**Exercise directions:** Return all lines below containing the word "page".

**Given material:**
──────────────────────────────

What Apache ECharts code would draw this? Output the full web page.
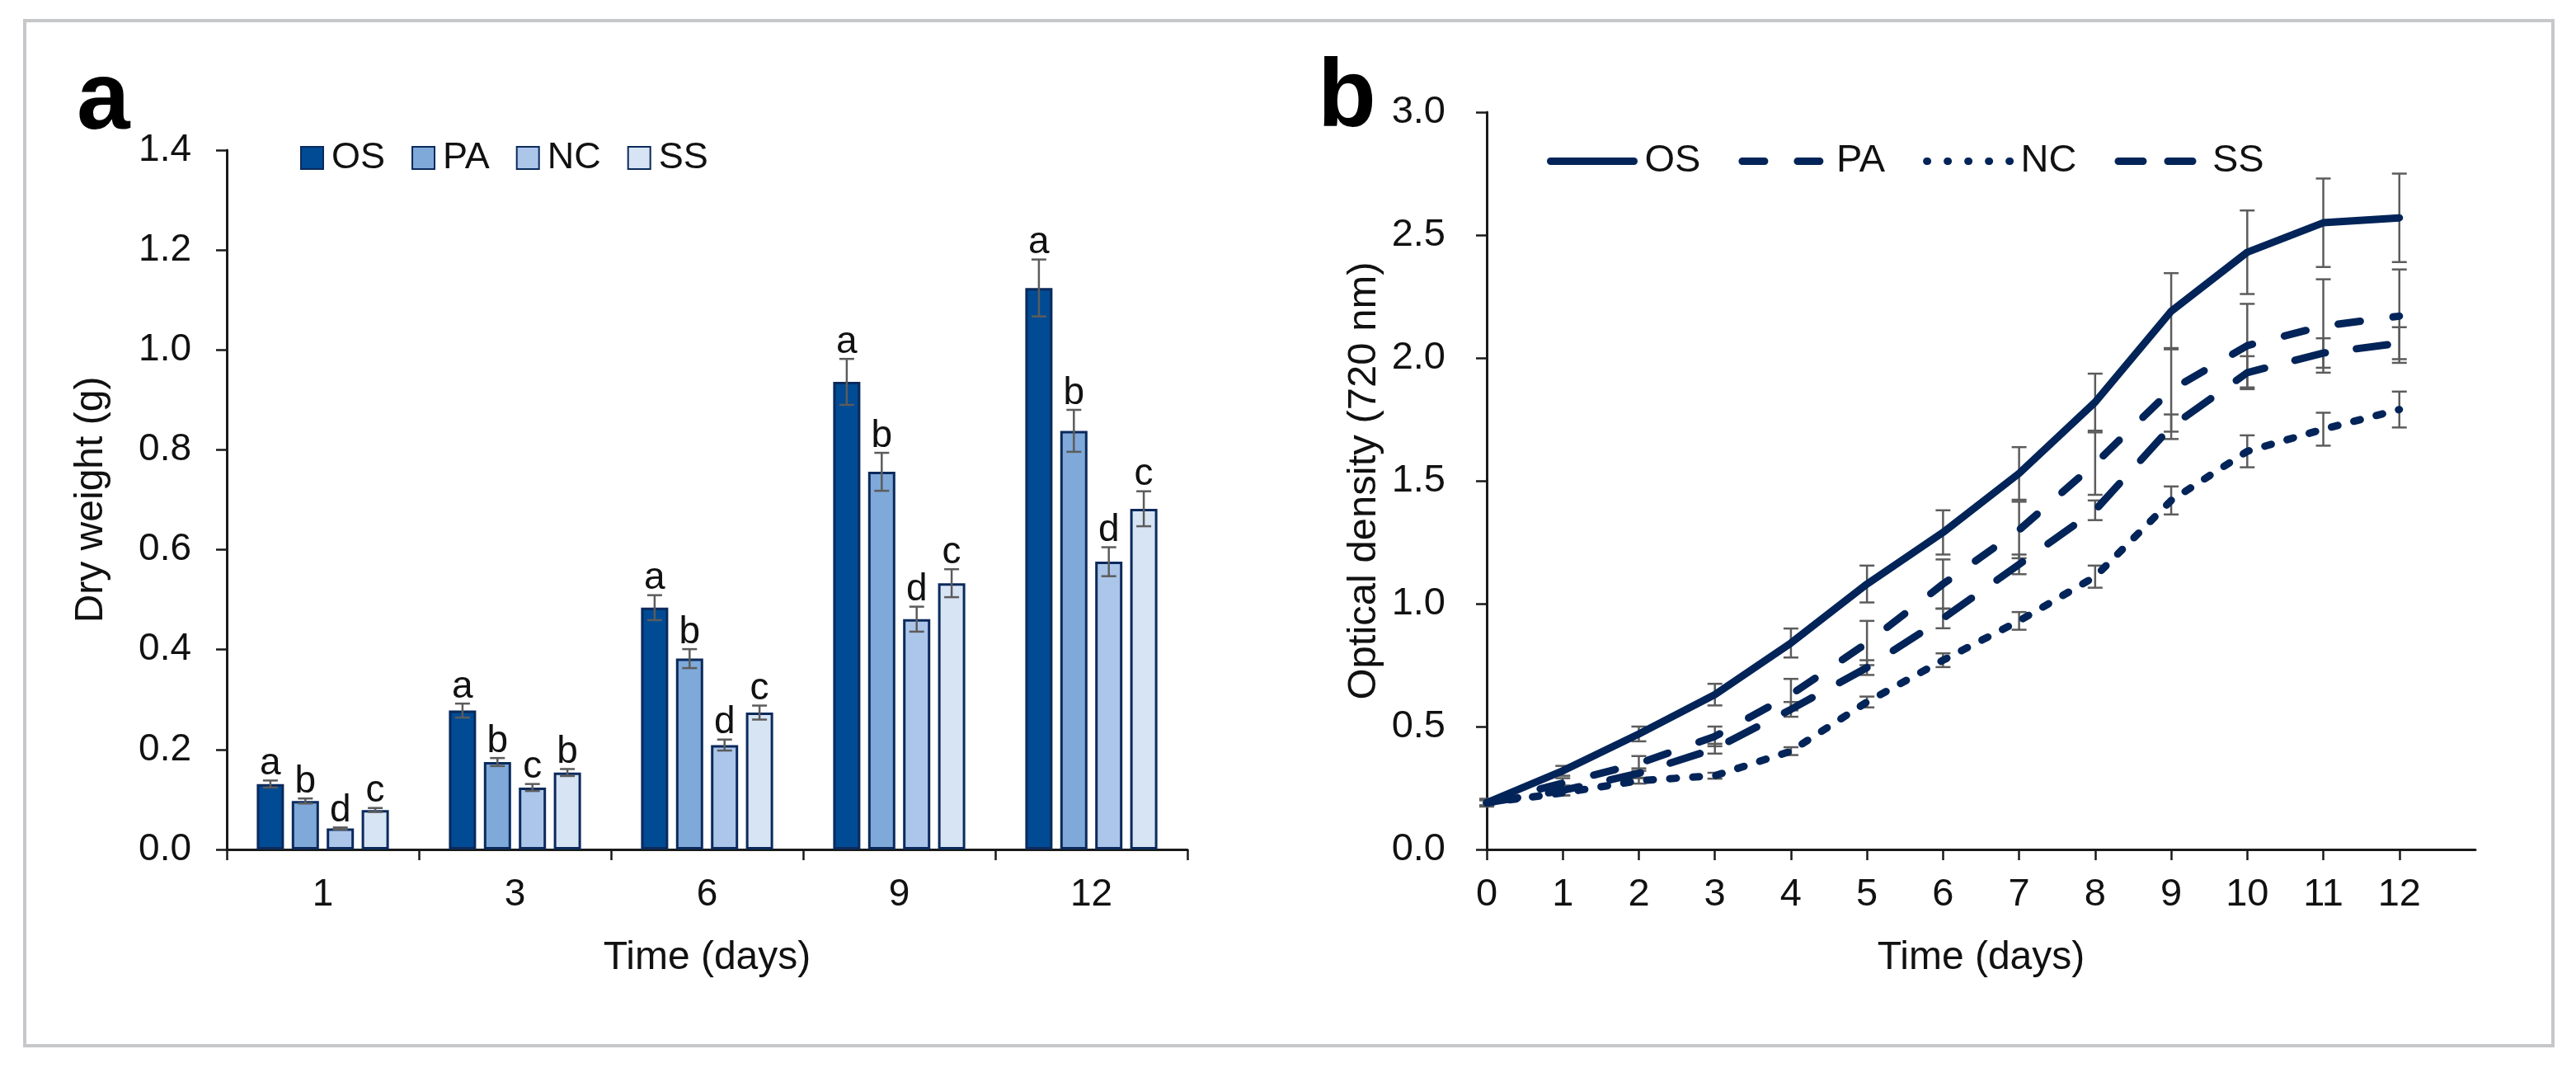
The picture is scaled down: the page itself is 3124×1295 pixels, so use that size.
<!DOCTYPE html>
<html lang="en">
  <head>
    <meta charset="UTF-8" />
    <title>Dry weight and optical density</title>
    <script src="https://cdn.jsdelivr.net/npm/echarts@6/dist/echarts.min.js"></script>
    <style>
      html, body { margin: 0; padding: 0; background: #fff; }
      #main { width: 3124px; height: 1295px; }
    </style>
  </head>
  <body>
    <div id="main"></div>
    <script>
      // panel a: dry weight (g)
      const barDays = ["1", "3", "6", "9", "12"];
      const dryOS = [0.131, 0.278, 0.484, 0.936, 1.124];
      const dryPA = [0.097, 0.175, 0.382, 0.756, 0.838];
      const dryNC = [0.042, 0.124, 0.209, 0.461, 0.576];
      const drySS = [0.079, 0.154, 0.274, 0.533, 0.682];
      const dryErrOS = [0.007, 0.014, 0.025, 0.046, 0.057];
      const dryErrPA = [0.005, 0.008, 0.019, 0.038, 0.042];
      const dryErrNC = [0.002, 0.007, 0.011, 0.025, 0.029];
      const dryErrSS = [0.004, 0.007, 0.014, 0.028, 0.035];
      const lettersOS = ["a", "a", "a", "a", "a"];
      const lettersPA = ["b", "b", "b", "b", "b"];
      const lettersNC = ["d", "c", "d", "d", "d"];
      const lettersSS = ["c", "b", "c", "c", "c"];

      // panel b: optical density (720 nm)
      const odDays = [0, 1, 2, 3, 4, 5, 6, 7, 8, 9, 10, 11, 12];
      const odOS = [0.19, 0.32, 0.47, 0.63, 0.84, 1.08, 1.29, 1.53, 1.82, 2.19, 2.43, 2.55, 2.57];
      const odPA = [0.19, 0.27, 0.35, 0.46, 0.63, 0.84, 1.08, 1.3, 1.57, 1.87, 2.05, 2.13, 2.17];
      const odNC = [0.19, 0.23, 0.28, 0.3, 0.4, 0.6, 0.77, 0.93, 1.11, 1.42, 1.62, 1.71, 1.79];
      const odSS = [0.19, 0.24, 0.31, 0.41, 0.57, 0.74, 0.94, 1.16, 1.38, 1.72, 1.94, 2.02, 2.06];
      const odErrOS = [0.015, 0.02, 0.03, 0.044, 0.059, 0.075, 0.09, 0.107, 0.116, 0.155, 0.17, 0.18, 0.18];
      const odErrPA = [0.015, 0.02, 0.03, 0.04, 0.064, 0.09, 0.1, 0.115, 0.127, 0.17, 0.17, 0.19, 0.19];
      const odErrNC = [0.01, 0.01, 0.012, 0.012, 0.016, 0.022, 0.028, 0.036, 0.045, 0.057, 0.065, 0.067, 0.073];
      const odErrSS = [0.015, 0.02, 0.02, 0.02, 0.03, 0.03, 0.04, 0.04, 0.04, 0.05, 0.067, 0.06, 0.065];

      const FONT = "Liberation Sans, Arial, sans-serif";
      const TXT = "#111111";
      const AXIS = "#1a1a1a";
      const ERR = "#5c5c5c";
      const NAVY = "#022458";
      const BAR_W = 33;
      const BAR_STEP = 42.4; // bar width + gap, in px
      const BAR_GAP = "28.5%";

      const chart = echarts.init(document.getElementById("main"), null, { renderer: "canvas" });

      function barErr(k, letters) {
        return function (params, api) {
          const cat = api.value(0);
          const m = api.value(1);
          const e = api.value(2);
          const t = api.coord([cat, m + e]);
          const b = api.coord([cat, m - e]);
          const x = t[0] + (k - 1.5) * BAR_STEP;
          const st = { stroke: ERR, lineWidth: 2.5 };
          return {
            type: "group",
            children: [
              { type: "line", shape: { x1: x, y1: t[1], x2: x, y2: b[1] }, style: st },
              { type: "line", shape: { x1: x - 9, y1: t[1], x2: x + 9, y2: t[1] }, style: st },
              { type: "line", shape: { x1: x - 9, y1: b[1], x2: x + 9, y2: b[1] }, style: st },
              {
                type: "text",
                x: x,
                y: t[1] + 3,
                style: {
                  text: letters[params.dataIndex],
                  align: "center",
                  verticalAlign: "bottom",
                  fontSize: 46,
                  fontFamily: FONT,
                  fill: TXT,
                },
              },
            ],
          };
        };
      }

      function lineErr(params, api) {
        const xv = api.value(0);
        const m = api.value(1);
        const e = api.value(2);
        const t = api.coord([xv, m + e]);
        const b = api.coord([xv, m - e]);
        const st = { stroke: ERR, lineWidth: 2.5 };
        return {
          type: "group",
          children: [
            { type: "line", shape: { x1: t[0], y1: t[1], x2: t[0], y2: b[1] }, style: st },
            { type: "line", shape: { x1: t[0] - 9, y1: t[1], x2: t[0] + 9, y2: t[1] }, style: st },
            { type: "line", shape: { x1: t[0] - 9, y1: b[1], x2: t[0] + 9, y2: b[1] }, style: st },
          ],
        };
      }

      const barColors = ["#004b93", "#7fa9d9", "#acc6ea", "#d7e4f4"];
      const barNames = ["OS", "PA", "NC", "SS"];
      const barVals = [dryOS, dryPA, dryNC, drySS];
      const barErrs = [dryErrOS, dryErrPA, dryErrNC, dryErrSS];
      const barLetters = [lettersOS, lettersPA, lettersNC, lettersSS];

      const lineVals = [odOS, odPA, odNC, odSS];
      const lineErrs = [odErrOS, odErrPA, odErrNC, odErrSS];
      const lineDash = ["solid", [27, 40], [8, 20], [38, 38]];
      const legendDash = ["solid", [27, 40], [1, 24], [30, 30]];

      const series = [];
      barNames.forEach((n, k) => {
        series.push({
          name: n,
          type: "bar",
          xAxisIndex: 0,
          yAxisIndex: 0,
          barWidth: BAR_W,
          barGap: BAR_GAP,
          itemStyle: { color: barColors[k], borderColor: "#0b2a5c", borderWidth: 3 },
          data: barVals[k],
          z: 2,
        });
      });
      barNames.forEach((n, k) => {
        series.push({
          type: "custom",
          xAxisIndex: 0,
          yAxisIndex: 0,
          renderItem: barErr(k, barLetters[k]),
          data: barVals[k].map((v, i) => [i, v, barErrs[k][i]]),
          z: 5,
          silent: true,
        });
      });
      barNames.forEach((n, k) => {
        series.push({
          type: "custom",
          xAxisIndex: 1,
          yAxisIndex: 1,
          renderItem: lineErr,
          data: odDays.map((d, i) => [d, lineVals[k][i], lineErrs[k][i]]),
          z: 2,
          silent: true,
        });
      });
      barNames.forEach((n, k) => {
        series.push({
          name: n + " ",
          type: "line",
          xAxisIndex: 1,
          yAxisIndex: 1,
          symbol: "none",
          lineStyle: { color: NAVY, width: 9, type: lineDash[k], cap: "round", join: "round" },
          itemStyle: { color: NAVY },
          data: odDays.map((d, i) => [d, lineVals[k][i]]),
          z: 4,
        });
      });

      const tickLabel = (size) => ({ fontSize: size, fontFamily: FONT, color: TXT });
      const axisLine = { show: true, lineStyle: { color: AXIS, width: 3 } };
      const axisTick = { show: true, length: 13, lineStyle: { color: AXIS, width: 2.5 } };

      const option = {
        backgroundColor: "#ffffff",
        animation: false,
        textStyle: { fontFamily: FONT },
        graphic: [
          {
            type: "rect",
            shape: { x: 30, y: 25, width: 3066, height: 1243 },
            style: { fill: "none", stroke: "#c5c7c9", lineWidth: 4 },
          },
          {
            type: "text",
            x: 93,
            y: 124,
            style: { text: "a", fontSize: 116, fontWeight: "bold", fontFamily: FONT, fill: "#000", verticalAlign: "middle" },
          },
          {
            type: "text",
            x: 1598,
            y: 121,
            style: { text: "b", fontSize: 116, fontWeight: "bold", fontFamily: FONT, fill: "#000", verticalAlign: "middle" },
          },
        ],
        legend: [
          {
            data: barNames,
            left: 364,
            top: 169,
            padding: 0,
            itemWidth: 27,
            itemHeight: 27,
            itemGap: 32,
            icon: "rect",
            textStyle: { fontSize: 45, fontFamily: FONT, color: TXT, lineHeight: 27, padding: [0, 0, 0, 5] },
          },
          {
            data: barNames.map((n, k) => ({
              name: n + " ",
              itemStyle: { opacity: 0 },
              lineStyle: { color: NAVY, width: 9, type: legendDash[k], cap: "round" },
            })),
            formatter: (n) => n.trim(),
            left: 1876,
            top: 172,
            padding: 0,
            itemWidth: 101,
            itemHeight: 36,
            itemGap: 46,
            itemStyle: { opacity: 0 },
            textStyle: { fontSize: 47, fontFamily: FONT, color: TXT, lineHeight: 36, padding: [0, 0, 0, 8] },
          },
        ],
        grid: [
          { left: 275, top: 182, width: 1165, height: 848 },
          { left: 1803, top: 136, width: 1199, height: 894 },
        ],
        xAxis: [
          {
            gridIndex: 0,
            type: "category",
            data: barDays,
            axisLine: axisLine,
            axisTick: axisTick,
            axisLabel: { ...tickLabel(46), margin: 32 },
            name: "Time (days)",
            nameLocation: "middle",
            nameGap: 108,
            nameTextStyle: { fontSize: 48, fontFamily: FONT, color: TXT },
          },
          {
            gridIndex: 1,
            type: "value",
            min: 0,
            max: 13,
            interval: 1,
            splitLine: { show: false },
            axisLine: axisLine,
            axisTick: { ...axisTick, customValues: odDays },
            axisLabel: { ...tickLabel(47), margin: 32, customValues: odDays },
            name: "Time (days)",
            nameLocation: "middle",
            nameGap: 108,
            nameTextStyle: { fontSize: 48, fontFamily: FONT, color: TXT },
          },
        ],
        yAxis: [
          {
            gridIndex: 0,
            type: "value",
            min: 0,
            max: 1.4,
            interval: 0.2,
            splitLine: { show: false },
            axisLine: axisLine,
            axisTick: axisTick,
            axisLabel: { ...tickLabel(46), margin: 43, formatter: (v) => v.toFixed(1) },
            name: "Dry weight (g)",
            nameLocation: "middle",
            nameGap: 140,
            nameTextStyle: { fontSize: 48, fontFamily: FONT, color: TXT },
          },
          {
            gridIndex: 1,
            type: "value",
            min: 0,
            max: 3,
            interval: 0.5,
            splitLine: { show: false },
            axisLine: axisLine,
            axisTick: axisTick,
            axisLabel: { ...tickLabel(47), margin: 50, formatter: (v) => v.toFixed(1) },
            name: "Optical density (720 nm)",
            nameLocation: "middle",
            nameGap: 124,
            nameTextStyle: { fontSize: 49, fontFamily: FONT, color: TXT },
          },
        ],
        series: series,
      };

      chart.setOption(option);
    </script>
  </body>
</html>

──────────────────────────────

**Answer to this exercise:**
What Apache ECharts code would draw this? Output the full web page.
The picture is scaled down: the page itself is 3124×1295 pixels, so use that size.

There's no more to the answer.